The cumulative impact of these measures was to transfer most of the burden of recession on to the shoulders of peasants, migrant workers and redundant state enterprise workers. This happened even while the cadre capitalists who had invested and lost the public’s money continued to fatten. The resulting resentment was reflected by a tenfold rise in mass protests against state authorities from 8,700 in 1994 to 87,000 in 2005.
Today Xi Jinping faces a repeat of this entire cycle. The Chinese economy has entered another sharp slowdown and the number of protests has risen to between 180,000 and 230,000 in 2010. Only this time he does not have the option of reflating the economy through a fiscal stimulus, that the Jiang Zemin government employed in 1997 and the Hu Jintao government in 2008.

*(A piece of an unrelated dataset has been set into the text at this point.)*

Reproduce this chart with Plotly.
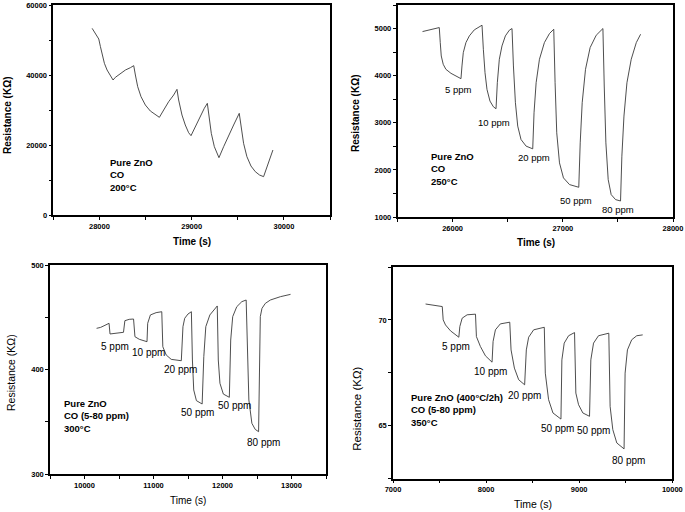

This got used up when Hu Jintao announced a 4.3 trillion yuan (US$586 million) fiscal stimulus programme for 2009-10 but the provinces invested close to 12 trillion yuan in just 14 months. Not surprisingly, therefore, on June 15, 2011 the People’s Daily warned, “We absolutely cannot do another 4 trillion stimulus package”. This was repeated by then premier Wen Jiabao in Jiangsu a month later. “The last stimulus programme”, he said, “left us with excess capacity in 21 industrial sectors; a build-up of stockpiles; a reduction in investment efficiency; increased environmental costs; worse inflation; a build-up of local government debt; plus an asset bubble.”
China may therefore be entering a long period of adjustment similar to what Japan entered in the beginning of the 1990s. This opens a vast new area in which the two countries can cooperate. India needs to invest US$1.5 trillion during the next five years to bring its infrastructure up to acceptable international levels. Chinese companies are cash rich, but in the current recessionary phase have run out of investment opportunities within the country. This opens up an obvious area of cooperation, from which both countries can benefit.
Promising signs for shared rivers
Another promising area is the development of the river basins that the two countries share. More specifically, China, India and Bangladesh can cooperate on the building of hydropower projects on the Brahmaputra – the river China calls the Yarlung Zangbo. Both President Xi and Premier Li were at pains to stress to Manmohan Singh that China would not impound the waters of the Brahmaputra by building a dam – its projects would be run-of-the-river, which would produce electricity but not hold back the water. China has not shown the same sensitivity with other downstream countries, especially on the Mekong. Chinese authorities are also keen to scotch that recurrent rumour that the waters of the Brahmaputra will be diverted to northern China. They keep pointing out that there is no such official plan – it was started by one paper by an academic in Nature, and the academic herself has said later she had made a mistake.
In sum, China has vast amounts of surplus capital but few profitable avenues for its investment. It also needs to find new markets for its exports. India, with its hunger for capital and fast growing domestic market, can help it do both. But it can only do so when the two countries have cleared the obstacles from the past that litter the road to the future.